Independence Day of Tunisia

Published March 20, 2018, 10:00 PM

by Mario Casayuran and Vanne Elaine Terrazola

Tunisia had been invaded by various groups in the past, including the Carthaginians, Romans, Vandals, Byzantines, Arabs, and the Ottoman Turks. In 1881, it was invaded by France. The French forced the bay Muhammed as-Sadiq to accept its terms, establishing French military occupation in this North African country. Tunisia was under the French Protectorate for almost a century. On March 20, 1956, however, after a long negotiation between the French and Tunisian authorities, this smallest country in North Africa finally gained independence.3

The Republic of Tunisia is located on the Mediterranean Coast of North Africa. It is bordered by Algeria in the west, Libya in the southeast, and the Mediterranean Sea in the north and east. Its capital and largest city is Tunis whose major landmarks include: the Presidential Palace (Carthage Palace) which is the residence of the President of Tunisia; the Chamber of Deputies and the Chamber of Advisors and parliament; the Constitutional Council; and the main judicial institutions and public offices.

Bilateral relations between Tunisia and the Philippines started on December 15, 1975. This close relation was manifested in the assistance provided by the Tunisian government towards the Filipino overseas workers during the height of the crisis of Libya and the former’s approval on the establishment of the Philippine Temporary Mission in Tunis on September 9, 2014.

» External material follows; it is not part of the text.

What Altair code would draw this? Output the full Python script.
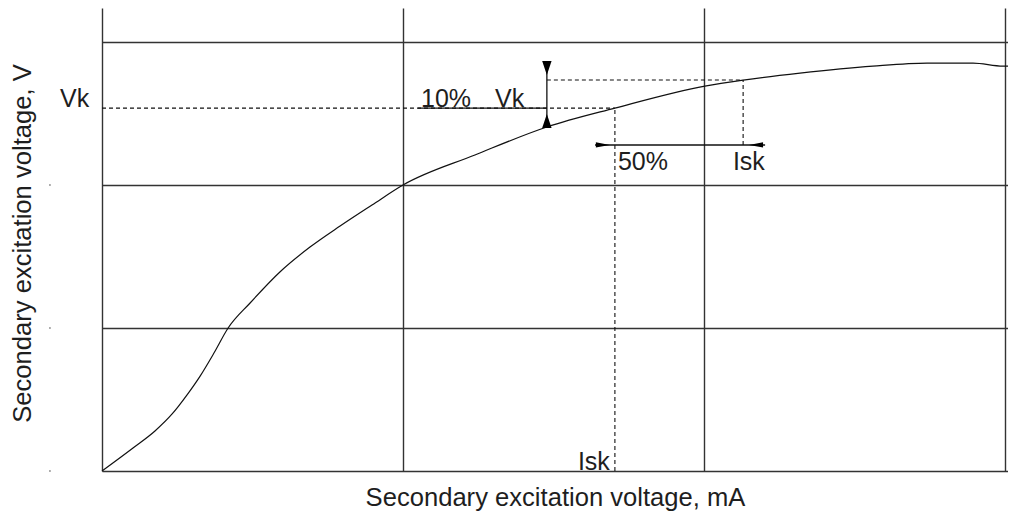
import altair as alt
import pandas as pd

# ---- data ----
curve_x = [0.0, 0.103, 0.176, 0.233, 0.282, 0.326, 0.372, 0.419, 0.492, 0.591,
           0.691, 0.791, 0.897, 1.0, 1.239, 1.478, 1.704, 2.003, 2.130, 2.319,
           2.561, 2.741, 2.894, 2.993, 3.010]
curve_y = [0.0, 0.161, 0.280, 0.399, 0.531, 0.664, 0.825, 1.0, 1.175, 1.392,
           1.566, 1.713, 1.860, 2.0, 2.210, 2.406, 2.538, 2.692, 2.734, 2.783,
           2.832, 2.853, 2.853, 2.832, 2.832]

grid_values = [0, 1, 2, 3]

# key points of the construction
vk_x, vk_y = 1.704, 2.538          # Vk / Isk point
up_x, up_y = 2.130, 2.734          # point 10% above
arrow_v_x = 1.478
arrow_v_top, arrow_v_bot = 2.860, 2.406
dim_y, dim_left, dim_right = 2.280, 1.638, 2.203
text_line_left = 1.050

dashed_x1 = [0.0, vk_x, arrow_v_x, up_x]
dashed_y1 = [vk_y, 0.0, up_y, dim_y]
dashed_x2 = [vk_x, vk_x, up_x, up_x]
dashed_y2 = [vk_y, vk_y, up_y, up_y]

solid_x1 = [text_line_left, arrow_v_x, dim_left]
solid_y1 = [vk_y, arrow_v_bot, dim_y]
solid_x2 = [arrow_v_x, arrow_v_x, dim_right]
solid_y2 = [vk_y, arrow_v_top, dim_y]

head_x = [arrow_v_x, arrow_v_x, 1.664, 2.173]
head_y = [2.818, 2.448, dim_y, dim_y]
head_shape = ["M-0.67,-1L0.67,-1L0,1Z", "M-0.67,1L0.67,1L0,-1Z",
              "M-1,-0.375L-1,0.375L1,0Z", "M1,-0.375L1,0.375L-1,0Z"]

label_text = ["Vk", "10%", "Vk", "50%", "Isk", "Isk"]
label_x = [-0.1395, 1.060, 1.306, 1.714, 2.096, 1.581]
label_y = [vk_y, vk_y, vk_y, 2.098, 2.098, 0.0]

dot_x = [-0.173, -0.173, -0.173]
dot_y = [0, 1, 2]

X_DOMAIN = [0, 3.010]
Y_DOMAIN = [0, 3.238]
FONT = "Liberation Sans"
INK = "#1e1e1e"

xs = alt.Scale(domain=X_DOMAIN, nice=False, zero=False)
ys = alt.Scale(domain=Y_DOMAIN, nice=False, zero=False)

curve_df = pd.DataFrame({"x": curve_x, "y": curve_y})
dashed_df = pd.DataFrame({"x": dashed_x1, "y": dashed_y1, "x2": dashed_x2, "y2": dashed_y2})
solid_df = pd.DataFrame({"x": solid_x1, "y": solid_y1, "x2": solid_x2, "y2": solid_y2})
head_df = pd.DataFrame({"x": head_x, "y": head_y, "shape": head_shape})
label_df = pd.DataFrame({"x": label_x, "y": label_y, "text": label_text})
dot_df = pd.DataFrame({"x": dot_x, "y": dot_y})

x_axis = alt.Axis(values=grid_values, grid=True, gridColor="#333333", gridWidth=1.4,
                  gridOpacity=1, domain=False, ticks=False, labels=False,
                  title="Secondary excitation voltage, mA", titleFont=FONT,
                  titleFontSize=25.6, titleFontWeight="normal", titleColor=INK,
                  titleBaseline="alphabetic", titleY=34, titleX=453, titleAlign="center")
y_axis = alt.Axis(values=grid_values, grid=True, gridColor="#333333", gridWidth=1.4,
                  gridOpacity=1, domain=False, ticks=False, labels=False,
                  title="Secondary excitation voltage, V", titleFont=FONT,
                  titleFontSize=25.6, titleFontWeight="normal", titleColor=INK,
                  titleAngle=270, titleBaseline="alphabetic", titleX=-72, titleY=235,
                  titleAlign="center")

curve = alt.Chart(curve_df).mark_line(color="#111111", strokeWidth=1.2, interpolate="monotone").encode(
    x=alt.X("x:Q", scale=xs, axis=x_axis),
    y=alt.Y("y:Q", scale=ys, axis=y_axis),
)

dashed = alt.Chart(dashed_df).mark_rule(color="#111111", strokeWidth=1.1, strokeDash=[4, 3]).encode(
    x=alt.X("x:Q", scale=xs), y=alt.Y("y:Q", scale=ys), x2="x2:Q", y2="y2:Q"
)

solid = alt.Chart(solid_df).mark_rule(color="#111111", strokeWidth=1.3).encode(
    x=alt.X("x:Q", scale=xs), y=alt.Y("y:Q", scale=ys), x2="x2:Q", y2="y2:Q"
)

heads = alt.Chart(head_df).mark_point(filled=True, color="#000000", opacity=1).encode(
    x=alt.X("x:Q", scale=xs), y=alt.Y("y:Q", scale=ys),
    shape=alt.Shape("shape:N", scale=None, legend=None),
    size=alt.value(196),
)

labels = alt.Chart(label_df).mark_text(align="left", baseline="alphabetic", font=FONT,
                                       fontSize=25, color=INK, dy=-1).encode(
    x=alt.X("x:Q", scale=xs), y=alt.Y("y:Q", scale=ys), text="text:N"
)

dots = alt.Chart(dot_df).mark_point(filled=True, color="#999999", size=4, opacity=1).encode(
    x=alt.X("x:Q", scale=xs), y=alt.Y("y:Q", scale=ys)
)

chart = alt.layer(curve, dashed, solid, heads, labels, dots).properties(
    width=906, height=463,
    autosize=alt.AutoSizeParams(type="none"),
    padding={"left": 94, "top": 0, "right": 0, "bottom": 41},
    background="white",
).configure_view(stroke="transparent")

chart.save("out.html", embed_options={"renderer": "svg", "actions": False})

In 2015, the two countries held their first Joint Commission Meeting in Manila which was capped with the signing of three bilateral agreements, namely: a Memorandum of Agreement on the Establishment of a Bilateral Consultation Mechanism between the Department of Foreign Affairs of the Republic of the Philippines and the Ministry of Foreign Affairs of the Republic of Tunisia; an Agreement on Cultural Cooperation between the Philippines and Tunisia; and the Memorandum of Intent between the Foreign Service Institute (FSI) of the Philippines and the Diplomatic Institute for Training and Studies (IDFE) of Tunisia. The Philippines has a consulate in Tunis, while the Republic of Tunisia has a consulate in Manila.

We congratulate the people and government of Tunisia led by President Beji Caid Essebsi and Prime Minister Youssef Chahed on the occasion of its Independence Day anniversary.